EXERCISE GOAL: Reproduce exactly the lines below, from the first one through the line containing "import seaborn as sns", and omit any pictures.

[begin STORED RECORDS]

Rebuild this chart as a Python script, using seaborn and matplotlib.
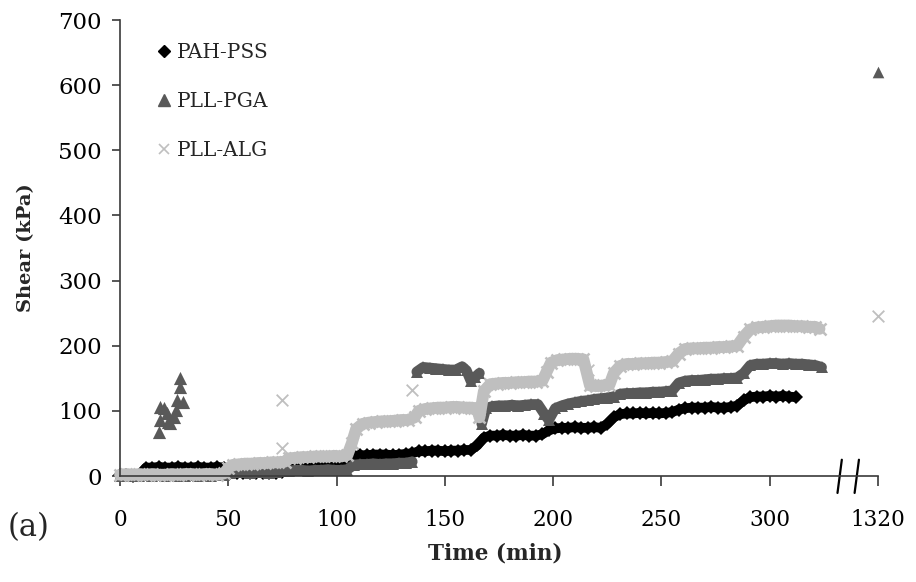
import matplotlib
matplotlib.use("Agg")
import matplotlib.pyplot as plt
from matplotlib.lines import Line2D
import seaborn as sns

# ---------------- data ----------------
series_names = ["PAH-PSS", "PLL-PGA", "PLL-ALG"]

pah_t = [0, 3, 6, 9, 12, 15, 18, 21, 24, 27, 30, 33, 36, 39, 42, 45, 48,
         51, 54, 57, 60, 63, 66, 69, 72, 75,
         78, 81, 84, 87, 90, 93, 96, 99, 102, 105,
         108, 111, 114, 117, 120, 123, 126, 129, 132, 135,
         138, 141, 144, 147, 150, 153, 156, 159, 162, 165,
         168, 171, 174, 177, 180, 183, 186, 189, 192, 195,
         198, 201, 204, 207, 210, 213, 216, 219, 222, 225,
         228, 231, 234, 237, 240, 243, 246, 249, 252, 255,
         258, 261, 264, 267, 270, 273, 276, 279, 282, 285,
         288, 291, 294, 297, 300, 303, 306, 309, 312]
pah_v = [1, 1, 0, 1, 13, 13, 14, 13, 13, 14, 13, 13, 14, 13, 13, 14, 13,
         5, 5, 4, 5, 5, 4, 5, 5, 6,
         16, 17, 18, 17, 18, 18, 17, 18, 18, 24,
         31, 32, 32, 33, 33, 33, 32, 33, 34, 35,
         38, 38, 39, 39, 38, 39, 39, 40, 40, 47,
         59, 62, 62, 63, 62, 62, 63, 62, 62, 64,
         70, 73, 74, 74, 75, 74, 74, 75, 74, 80,
         90, 95, 96, 96, 97, 96, 97, 96, 97, 98,
         102, 104, 105, 105, 105, 106, 105, 105, 106, 108,
         116, 121, 122, 122, 123, 122, 123, 122, 121]

pga_t = [0, 3, 6, 9, 12, 15, 18, 21, 24, 27, 30, 33, 36, 39, 42, 45, 48,
         51, 54, 57, 60, 63, 66, 69, 72, 75,
         78, 81, 84, 87, 90, 93, 96, 99, 102, 105,
         108, 111, 114, 117, 120, 123, 126, 129, 132, 135, 137,
         140, 143, 146, 149, 152, 155, 158, 160, 162, 164, 166, 167,
         169, 172, 175, 178, 181, 184, 187, 190, 193, 196,
         198, 201, 204, 207, 210, 213, 216, 219, 222, 225,
         228, 231, 234, 237, 240, 243, 246, 249, 252, 255,
         258, 261, 264, 267, 270, 273, 276, 279, 282, 285,
         288, 291, 294, 297, 300, 303, 306, 309, 312, 315, 318, 321, 324]
pga_v = [0, 1, 0, 0, 1, 0, 1, 0, 1, 0, 0, 1, 0, 1, 0, 1, 1,
         5, 6, 6, 5, 6, 6, 5, 6, 7,
         8, 9, 9, 8, 9, 9, 10, 9, 9, 10,
         17, 18, 18, 19, 18, 19, 19, 20, 20, 22, 160,
         167, 166, 165, 164, 163, 163, 168, 162, 146, 152, 158, 80,
         104, 107, 108, 108, 109, 108, 109, 110, 110, 95,
         86, 104, 108, 111, 113, 115, 116, 118, 119, 120,
         122, 126, 127, 127, 128, 128, 129, 129, 130, 131,
         143, 146, 147, 147, 148, 149, 149, 150, 150, 151,
         158, 170, 172, 172, 173, 173, 172, 173, 172, 172, 171, 170, 167]

pga_burst_t = [18, 18.5, 18.5, 20.5, 21.5, 22, 23, 25, 26, 26.5, 27.5, 27.5, 29]
pga_burst_v = [68, 106, 86, 104, 96, 83, 81, 91, 101, 117, 137, 150, 114]

alg_t = [0, 3, 6, 9, 12, 15, 18, 21, 24, 27, 30, 33, 36, 39, 42, 45, 48, 50,
         52, 55, 58, 61, 64, 67, 70, 73, 76,
         78, 81, 84, 87, 90, 93, 96, 99, 102, 105,
         107, 109, 112, 115, 118, 121, 124, 127, 130, 133,
         136, 138, 141, 144, 147, 150, 153, 156, 159, 162, 165,
         166, 168, 171, 174, 177, 180, 183, 186, 189, 192, 195,
         197, 199, 202, 205, 208, 211, 214,
         217, 220, 223, 226,
         228, 231, 234, 237, 240, 243, 246, 249, 252, 255,
         258, 261, 264, 267, 270, 273, 276, 279, 282, 285,
         288, 291, 294, 297, 300, 303, 306, 309, 312, 315, 318, 321, 323]
alg_v = [2, 3, 2, 3, 2, 3, 2, 2, 3, 2, 3, 3, 2, 3, 3, 2, 4, 12,
         17, 18, 19, 19, 20, 20, 21, 21, 22,
         27, 28, 29, 29, 30, 30, 30, 31, 30, 32,
         50, 72, 80, 82, 83, 84, 84, 85, 86, 86,
         90, 100, 103, 104, 105, 105, 106, 106, 105, 105, 104,
         90, 130, 141, 142, 143, 143, 144, 144, 145, 145, 146,
         160, 174, 178, 179, 180, 180, 179,
         139, 138, 139, 140,
         158, 169, 172, 172, 173, 173, 174, 174, 175, 176,
         188, 195, 196, 196, 197, 197, 198, 198, 199, 200,
         214, 225, 228, 229, 230, 231, 231, 231, 230, 230, 229, 229, 226]

alg_out_t = [75, 75, 135, 216]
alg_out_v = [117, 43, 132, 163]

# values recorded at 1320 min, shown at the broken end of the axis
end_slot = 350
pga_end_v = [620]
alg_end_v = [245]

x_ticks = [0, 50, 100, 150, 200, 250, 300, 350]
x_labels = ["0", "50", "100", "150", "200", "250", "300", "1320"]
y_ticks = [0, 100, 200, 300, 400, 500, 600, 700]

# ---------------- style ----------------
sns.set_theme(style="white")
plt.rcParams["font.family"] = ["DejaVu Serif"]

c_pah = "#000000"
c_pga = "#595959"
c_alg = "#bfbfbf"
spine_c = "#3a3a3a"

fig = plt.figure(figsize=(9.16, 5.82), dpi=100)
ax = fig.add_axes([0.131, 0.1821, 0.8275, 0.7835])


def segments(t, v, jump=60):
    """split a recorded series where the instrument value jumps abruptly"""
    segs, cur_t, cur_v = [], [t[0]], [v[0]]
    for i in range(1, len(t)):
        if abs(v[i] - v[i - 1]) > jump:
            segs.append((cur_t, cur_v))
            cur_t, cur_v = [], []
        cur_t.append(t[i])
        cur_v.append(v[i])
    segs.append((cur_t, cur_v))
    return segs


def band(t, v, color, marker, lw, ms, mew=0):
    for st, sv in segments(t, v):
        n = len(ax.lines)
        sns.lineplot(x=st, y=sv, color=color, linewidth=lw, marker=marker,
                     markersize=ms, markeredgewidth=mew, markeredgecolor=color,
                     estimator=None, sort=False, ax=ax, legend=False)
        for ln in ax.lines[n:]:
            ln.set_clip_on(False)
            ln.set_solid_joinstyle("round")
            ln.set_solid_capstyle("round")


band(pah_t, pah_v, c_pah, "D", 7.0, 7.5)
band(pga_t, pga_v, c_pga, "^", 7.5, 8.5)
sns.scatterplot(x=pga_burst_t, y=pga_burst_v, color=c_pga, marker="^", s=90,
                edgecolor=c_pga, linewidth=0, ax=ax, legend=False)
band(alg_t, alg_v, c_alg, "x", 8.5, 8.5, 1.8)
sns.scatterplot(x=alg_out_t, y=alg_out_v, color=c_alg, marker="x", s=70,
                linewidth=1.3, ax=ax, legend=False)

sns.scatterplot(x=[end_slot], y=pga_end_v, color=c_pga, marker="^", s=70,
                edgecolor=c_pga, linewidth=0, ax=ax, legend=False, clip_on=False)
sns.scatterplot(x=[end_slot], y=alg_end_v, color=c_alg, marker="x", s=70,
                linewidth=1.3, ax=ax, legend=False, clip_on=False)

ax.set_xlim(0, 350)
ax.set_ylim(0, 700)
ax.set_xticks(x_ticks)
ax.set_xticklabels(x_labels)
ax.set_yticks(y_ticks)

for s in ["top", "right"]:
    ax.spines[s].set_visible(False)
for s in ["left", "bottom"]:
    ax.spines[s].set_color(spine_c)
    ax.spines[s].set_linewidth(1.2)

ax.tick_params(axis="x", direction="out", length=7, width=1.2, color=spine_c,
               pad=17, labelsize=15.5, labelcolor="black", bottom=True)
ax.tick_params(axis="y", direction="out", length=6, width=1.2, color=spine_c,
               pad=7, labelsize=16.5, labelcolor="black", left=True)

ax.set_xlabel("Time (min)", fontsize=15.5, fontweight="bold")
ax.set_ylabel("Shear (kPa)", fontsize=14, fontweight="bold")
ax.xaxis.set_label_coords(0.495, -0.145)
ax.yaxis.set_label_coords(-0.112, 0.5)

# axis break marks
ax.plot([331.3, 333.3], [-26, 25], color="black", lw=1.6, clip_on=False)
ax.plot([339.2, 341.2], [-26, 25], color="black", lw=1.6, clip_on=False)

handles = [
    Line2D([], [], linestyle="None", marker="D", color=c_pah, markersize=6),
    Line2D([], [], linestyle="None", marker="^", color=c_pga, markersize=8),
    Line2D([], [], linestyle="None", marker="x", color=c_alg, markersize=7,
           markeredgewidth=1.2),
]
ax.legend(handles, series_names, loc="upper left", bbox_to_anchor=(0.04, 0.968),
          frameon=False, fontsize=14.5, handlelength=0.6, handletextpad=0.3,
          labelspacing=1.5, borderaxespad=0)

fig.text(0.008, 0.094, "(a)", fontsize=22, va="center", ha="left")

fig.savefig("out.png", dpi=100)
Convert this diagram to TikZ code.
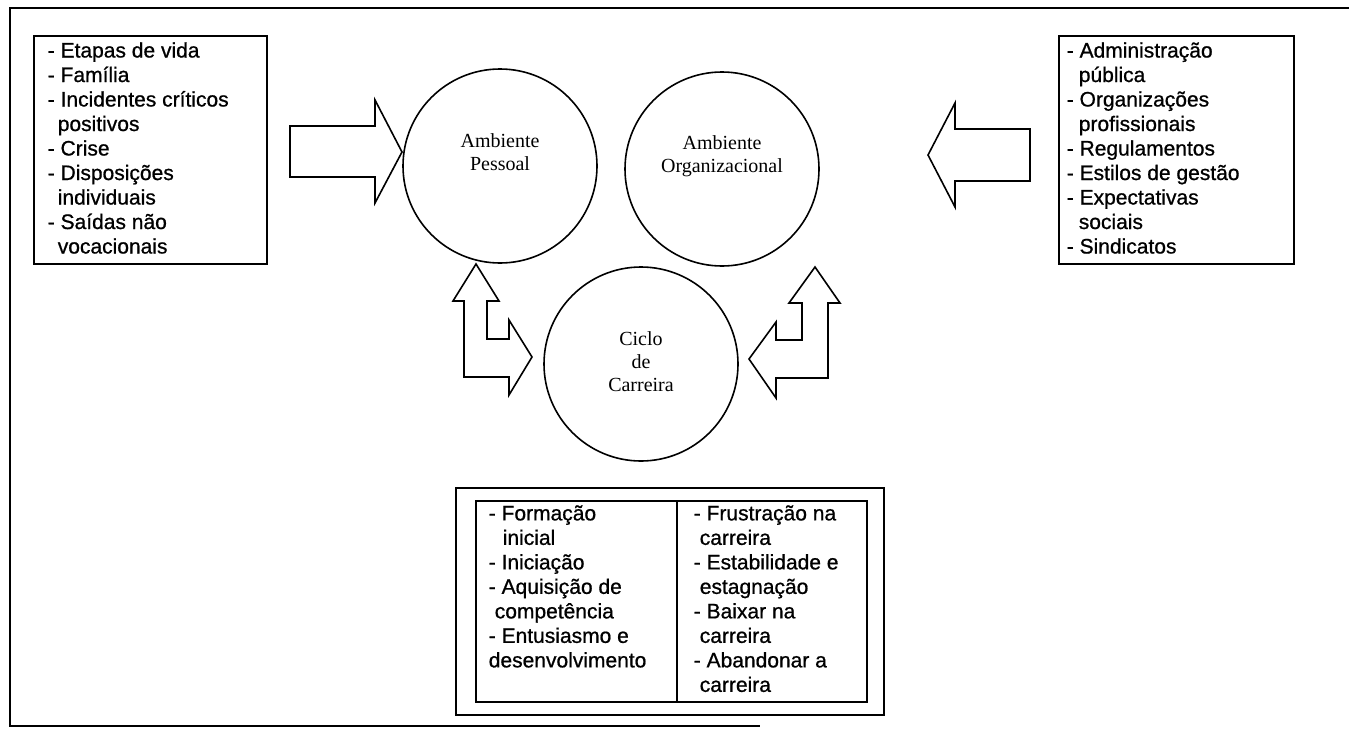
\documentclass[tikz,border=0pt]{standalone}
\usepackage{fontspec}
\setmainfont{Liberation Serif}
\newfontfamily\arialf[FakeBold=0.8]{Liberation Sans}
\begin{document}
\begin{tikzpicture}[x=1pt,y=-1pt,line width=1.6pt,line join=miter,
  boxx/.style={draw,rectangle,inner sep=0pt,anchor=north west},
  circ/.style={draw,circle,minimum size=194pt,inner sep=0pt},
  stxt/.style={anchor=north west,inner sep=0pt,align=left,font=\arialf\fontsize{21}{24.5}\selectfont},
  ctxt/.style={anchor=north,inner sep=0pt,align=center,font=\fontsize{20}{23}\selectfont},
  blockarrow/.style={draw,line width=1.6pt,line join=miter}]
\useasboundingbox (0,0) rectangle (1349,731);
% outer frame
\coordinate (f1) at (1349,8);
\coordinate (f2) at (10,8);
\coordinate (f3) at (10,726);
\coordinate (f4) at (760,726);
\draw (f1) -- (f2) -- (f3) -- (f4);
% left box
\node[boxx,minimum width=233pt,minimum height=228pt] (lbox) at (33,35) {};
\node[stxt] (ltext) at (47,41.5) {- Etapas de vida\\- Família\\- Incidentes críticos\\\hspace*{10pt}positivos\\- Crise\\- Disposições\\\hspace*{10pt}individuais\\- Saídas não\\\hspace*{10pt}vocacionais};
% right box
\node[boxx,minimum width=235pt,minimum height=228pt] (rbox) at (1058,35) {};
\node[stxt] (rtext) at (1066,41.5) {- Administração\\\hspace*{12pt}pública\\- Organizações\\\hspace*{12pt}profissionais\\- Regulamentos\\- Estilos de gestão\\- Expectativas\\\hspace*{12pt}sociais\\- Sindicatos};
% circles
\node[circ] (pessoal) at (500,166) {};
\node[ctxt] (tpess) at (500,132.5) {Ambiente\\Pessoal};
\node[circ] (organiz) at (722,169) {};
\node[ctxt] (torg) at (722,135) {Ambiente\\Organizacional};
\node[circ] (ciclo) at (641,364) {};
\node[ctxt] (tciclo) at (641,331) {Ciclo\\de\\Carreira};
% big arrows
\draw[blockarrow] (290,126) -- (375,126) -- (375,100) -- (402,152) -- (375,203) -- (375,177) -- (290,177) -- cycle;
\draw[blockarrow] (1030,129) -- (955,129) -- (955,103) -- (928,155) -- (955,207) -- (955,181) -- (1030,181) -- cycle;
% L arrows
\draw[blockarrow] (464,377) -- (509,377) -- (509,395) -- (532,357) -- (509,320) -- (509,339) -- (487,339) -- (487,301) -- (499,301) -- (476,264) -- (453,301) -- (464,301) -- cycle;
\draw[blockarrow] (828,378) -- (776,378) -- (776,398) -- (749,359) -- (776,322) -- (776,340) -- (802,340) -- (802,303) -- (789,303) -- (815,267) -- (840,303) -- (828,303) -- cycle;
% bottom table
\node[boxx,minimum width=428pt,minimum height=227pt] (tout) at (455,487) {};
\node[boxx,minimum width=391pt,minimum height=201pt] (tin) at (475,500) {};
\draw (677,500) -- (677,701);
\node[stxt] (ttl) at (488,504.5) {- Formação\\\hspace*{14pt}inicial\\- Iniciação\\- Aquisição de\\\hspace*{6pt}competência\\- Entusiasmo e\\desenvolvimento};
\node[stxt] (ttr) at (693,504.5) {- Frustração na\\\hspace*{6pt}carreira\\- Estabilidade e\\\hspace*{6pt}estagnação\\- Baixar na\\\hspace*{6pt}carreira\\- Abandonar a\\\hspace*{6pt}carreira};
\end{tikzpicture}
\end{document}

[end STORED RECORDS]

RESULT FOR THIS TASK:
Rebuild this chart as a Python script, using seaborn and matplotlib.
import matplotlib
matplotlib.use("Agg")
import matplotlib.pyplot as plt
from matplotlib.lines import Line2D
import seaborn as sns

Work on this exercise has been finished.